Often associated with cultish rituals, secret handshakes, and grand ceremonial robes, Freemasonry is one of the largest, oldest, and perhaps least understood organizations in the world. Though the society was formally established three hundred years ago in 1717, it is rooted in the builders’ guilds of the early Middle Ages. Indeed, the oldest known Masonic document, the Regius Manuscript, dates to 1390 and describes, in 794 verses, the duties and obligations of the stone cutters and masons.
At its inception, Freemasonry stood as an elite but secret organization to which the builders of Europe’s grand and elaborate cathedrals and castles belonged. Those who joined were not bondsmen, but were free craftsmen — master architects, engineers, and mathematicians — and it was only within the confines of the lodges they built, in their covert meetings, that they shared trade secrets with other guild members and apprentices sworn to secrecy.
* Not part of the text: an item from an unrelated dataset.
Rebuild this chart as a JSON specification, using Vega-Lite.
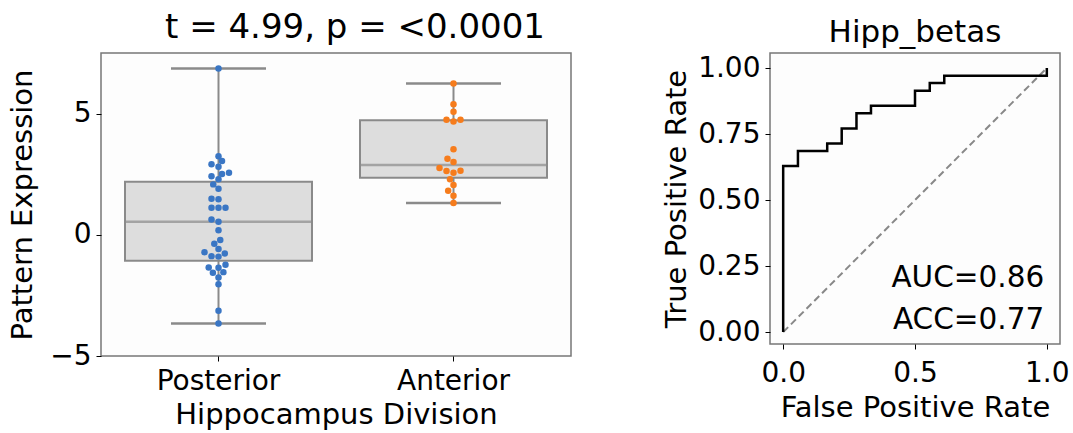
{
  "$schema": "https://vega.github.io/schema/vega-lite/v6.json",
  "background": "white",
  "padding": {"left": 7, "top": 10, "right": 3, "bottom": 3},
  "config": {
    "font": "DejaVu Sans",
    "view": {"stroke": "#777777", "strokeWidth": 1.5, "fill": "#fdfdfd"},
    "axis": {
      "domain": false,
      "grid": false,
      "tickColor": "#000000",
      "tickSize": 5,
      "tickWidth": 1,
      "labelColor": "#000000",
      "labelFont": "DejaVu Sans",
      "labelFontSize": 28,
      "titleFont": "DejaVu Sans",
      "titleFontSize": 29,
      "titleFontWeight": "normal",
      "titleColor": "#000000"
    },
    "title": {"font": "DejaVu Sans", "fontWeight": "normal", "color": "#000000"}
  },
  "spacing": 89,
  "datasets": {
    "pattern": [
      {"division": "Posterior", "value": 6.86, "slot": 0},
      {"division": "Posterior", "value": 3.24, "slot": 0},
      {"division": "Posterior", "value": 3.04, "slot": 0.5},
      {"division": "Posterior", "value": 2.91, "slot": -1},
      {"division": "Posterior", "value": 2.81, "slot": 0},
      {"division": "Posterior", "value": 2.56, "slot": 1.5},
      {"division": "Posterior", "value": 2.51, "slot": 0.5},
      {"division": "Posterior", "value": 2.42, "slot": -1},
      {"division": "Posterior", "value": 2.29, "slot": 0},
      {"division": "Posterior", "value": 2.08, "slot": -0.75},
      {"division": "Posterior", "value": 1.9, "slot": 0},
      {"division": "Posterior", "value": 1.49, "slot": -1},
      {"division": "Posterior", "value": 1.47, "slot": 0},
      {"division": "Posterior", "value": 1.12, "slot": -1},
      {"division": "Posterior", "value": 1.12, "slot": 0},
      {"division": "Posterior", "value": 1.12, "slot": 1},
      {"division": "Posterior", "value": 0.63, "slot": -1},
      {"division": "Posterior", "value": 0.54, "slot": 0},
      {"division": "Posterior", "value": 0.19, "slot": 0},
      {"division": "Posterior", "value": -0.21, "slot": 0.25},
      {"division": "Posterior", "value": -0.37, "slot": -0.6},
      {"division": "Posterior", "value": -0.59, "slot": 0},
      {"division": "Posterior", "value": -0.72, "slot": -2},
      {"division": "Posterior", "value": -0.77, "slot": 0.9},
      {"division": "Posterior", "value": -0.88, "slot": -1},
      {"division": "Posterior", "value": -0.9, "slot": 0},
      {"division": "Posterior", "value": -1.24, "slot": 1},
      {"division": "Posterior", "value": -1.35, "slot": -1.4},
      {"division": "Posterior", "value": -1.36, "slot": 0},
      {"division": "Posterior", "value": -1.54, "slot": 0.7},
      {"division": "Posterior", "value": -1.57, "slot": -0.8},
      {"division": "Posterior", "value": -1.76, "slot": 0},
      {"division": "Posterior", "value": -2.04, "slot": 0},
      {"division": "Posterior", "value": -3.13, "slot": 0},
      {"division": "Posterior", "value": -3.66, "slot": 0},
      {"division": "Anterior", "value": 6.24, "slot": 0},
      {"division": "Anterior", "value": 5.39, "slot": 0},
      {"division": "Anterior", "value": 5.08, "slot": 0},
      {"division": "Anterior", "value": 4.75, "slot": -1},
      {"division": "Anterior", "value": 4.75, "slot": 1},
      {"division": "Anterior", "value": 4.67, "slot": 0},
      {"division": "Anterior", "value": 3.53, "slot": 0},
      {"division": "Anterior", "value": 3.14, "slot": -0.86},
      {"division": "Anterior", "value": 3.0, "slot": 0},
      {"division": "Anterior", "value": 2.76, "slot": -2},
      {"division": "Anterior", "value": 2.63, "slot": -1},
      {"division": "Anterior", "value": 2.64, "slot": 1},
      {"division": "Anterior", "value": 2.56, "slot": 0},
      {"division": "Anterior", "value": 2.29, "slot": -0.5},
      {"division": "Anterior", "value": 2.05, "slot": 0},
      {"division": "Anterior", "value": 1.82, "slot": -0.76},
      {"division": "Anterior", "value": 1.61, "slot": 0},
      {"division": "Anterior", "value": 1.31, "slot": 0}
    ],
    "roc": [
      {"step": 0, "fpr": 0.0, "tpr": 0.0},
      {"step": 1, "fpr": 0.0, "tpr": 0.629},
      {"step": 2, "fpr": 0.056, "tpr": 0.629},
      {"step": 3, "fpr": 0.056, "tpr": 0.686},
      {"step": 4, "fpr": 0.167, "tpr": 0.686},
      {"step": 5, "fpr": 0.167, "tpr": 0.714},
      {"step": 6, "fpr": 0.222, "tpr": 0.714},
      {"step": 7, "fpr": 0.222, "tpr": 0.771},
      {"step": 8, "fpr": 0.278, "tpr": 0.771},
      {"step": 9, "fpr": 0.278, "tpr": 0.829},
      {"step": 10, "fpr": 0.333, "tpr": 0.829},
      {"step": 11, "fpr": 0.333, "tpr": 0.857},
      {"step": 12, "fpr": 0.5, "tpr": 0.857},
      {"step": 13, "fpr": 0.5, "tpr": 0.914},
      {"step": 14, "fpr": 0.556, "tpr": 0.914},
      {"step": 15, "fpr": 0.556, "tpr": 0.943},
      {"step": 16, "fpr": 0.611, "tpr": 0.943},
      {"step": 17, "fpr": 0.611, "tpr": 0.971},
      {"step": 18, "fpr": 1.0, "tpr": 0.971},
      {"step": 19, "fpr": 1.0, "tpr": 1.0}
    ],
    "chance": [
      {"fpr": 0, "tpr": 0},
      {"fpr": 1, "tpr": 1}
    ],
    "metrics": [
      {"label": "AUC=0.86", "fpr": 0.99, "tpr": 0.17},
      {"label": "ACC=0.77", "fpr": 0.99, "tpr": 0.01}
    ]
  },
  "hconcat": [
    {
      "width": 470,
      "height": 303,
      "title": {"text": "t = 4.99, p = <0.0001", "fontSize": 34, "offset": 8, "dx": 19},
      "data": {"name": "pattern"},
      "encoding": {
        "x": {
          "field": "division",
          "type": "nominal",
          "sort": ["Posterior", "Anterior"],
          "scale": {"paddingInner": 0, "paddingOuter": 0},
          "axis": {"title": "Hippocampus Division", "labelAngle": 0, "labelPadding": 6, "titlePadding": 5}
        },
        "y": {
          "field": "value",
          "type": "quantitative",
          "scale": {"domain": [-5, 7.5], "nice": false, "zero": false},
          "axis": {"values": [-5, 0, 5], "title": "Pattern Expression", "titlePadding": 12, "labelPadding": 5}
        }
      },
      "layer": [
        {
          "mark": {
            "type": "boxplot",
            "extent": "min-max",
            "size": 187,
            "box": {"fill": "#dddddd", "stroke": "#8a8a8a", "strokeWidth": 2},
            "median": {"color": "#8a8a8a", "thickness": 2.5},
            "rule": {"color": "#8a8a8a", "strokeWidth": 2},
            "ticks": {"color": "#8a8a8a", "size": 95, "thickness": 2.5}
          }
        },
        {
          "mark": {"type": "circle", "size": 42, "opacity": 1},
          "encoding": {
            "xOffset": {
              "field": "slot",
              "type": "quantitative",
              "scale": {"domain": [-2, 2], "range": [103.5, 131.5]}
            },
            "color": {
              "field": "division",
              "type": "nominal",
              "scale": {"domain": ["Posterior", "Anterior"], "range": ["#3a76c4", "#f67c1c"]},
              "legend": null
            }
          }
        }
      ]
    },
    {
      "width": 290,
      "height": 291,
      "title": {"text": "Hipp_betas", "fontSize": 31, "offset": 4},
      "encoding": {
        "x": {
          "field": "fpr",
          "type": "quantitative",
          "scale": {"domain": [-0.05, 1.05], "nice": false, "zero": false},
          "axis": {"values": [0, 0.5, 1], "format": ".1f", "title": "False Positive Rate", "labelPadding": 10, "titlePadding": 6}
        },
        "y": {
          "field": "tpr",
          "type": "quantitative",
          "scale": {"domain": [-0.045, 1.057], "nice": false, "zero": false},
          "axis": {"values": [0, 0.25, 0.5, 0.75, 1], "format": ".2f", "title": "True Positive Rate", "labelPadding": 5, "titlePadding": 6}
        }
      },
      "layer": [
        {
          "data": {"name": "chance"},
          "mark": {"type": "line", "color": "#888888", "strokeWidth": 2, "strokeDash": [7, 4]}
        },
        {
          "data": {"name": "roc"},
          "mark": {"type": "line", "color": "#000000", "strokeWidth": 2.5},
          "encoding": {"order": {"field": "step", "type": "quantitative"}}
        },
        {
          "data": {"name": "metrics"},
          "mark": {"type": "text", "align": "right", "baseline": "alphabetic", "fontSize": 29.5, "font": "DejaVu Sans", "color": "#000000"},
          "encoding": {"text": {"field": "label"}}
        }
      ]
    }
  ]
}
As cathedral building stalled and the scope of masonic projects changed, these guilds found it necessary to accept a wider variety of members, branching off to form different sects that they called “lodges.” Eventually, they all coalesced into one formal organization, known as the “Grand Lodge.”
The Knights Templar
The Knights Templar was an order of warrior-like Catholic monks in 1118 A.D. who guarded crusading pilgrims, as they made their way from Jaffa to Jerusalem. They are said to have harvested a great treasure from Solomon’s temple that King Philip IV of France desired, and so the king had them arrested, burning their leader, Jacques DeMolay at the stake. What happened to the Knights Templar after their arrest has become lost to history. Though Encyclopedia Britannica asserts that the Freemasons do not have any historical connection with the Knights Templar, there is still quite a bit of suspicion that the Knights Templar re-emerged in the 1700s, and even helped start the French Revolution, to exact revenge.
Masonic Sacred Geometry
One of the defining aspects of Masonic architecture and art is its representation of sacred geometry — shapes and various geometric patterns that are found repeated throughout the natural world. The Freemasons believed that sacred geometry imbued their architecture or creation with a sense of the divine. For example, the Fibonacci Sequence, one of the most famous patterns in mathematics, is represented by the spiral shape, symbolizing a gateway or life cycles. One will often find winding staircases in castles and cathedrals, symbolizing life’s journey and the awakening of the soul.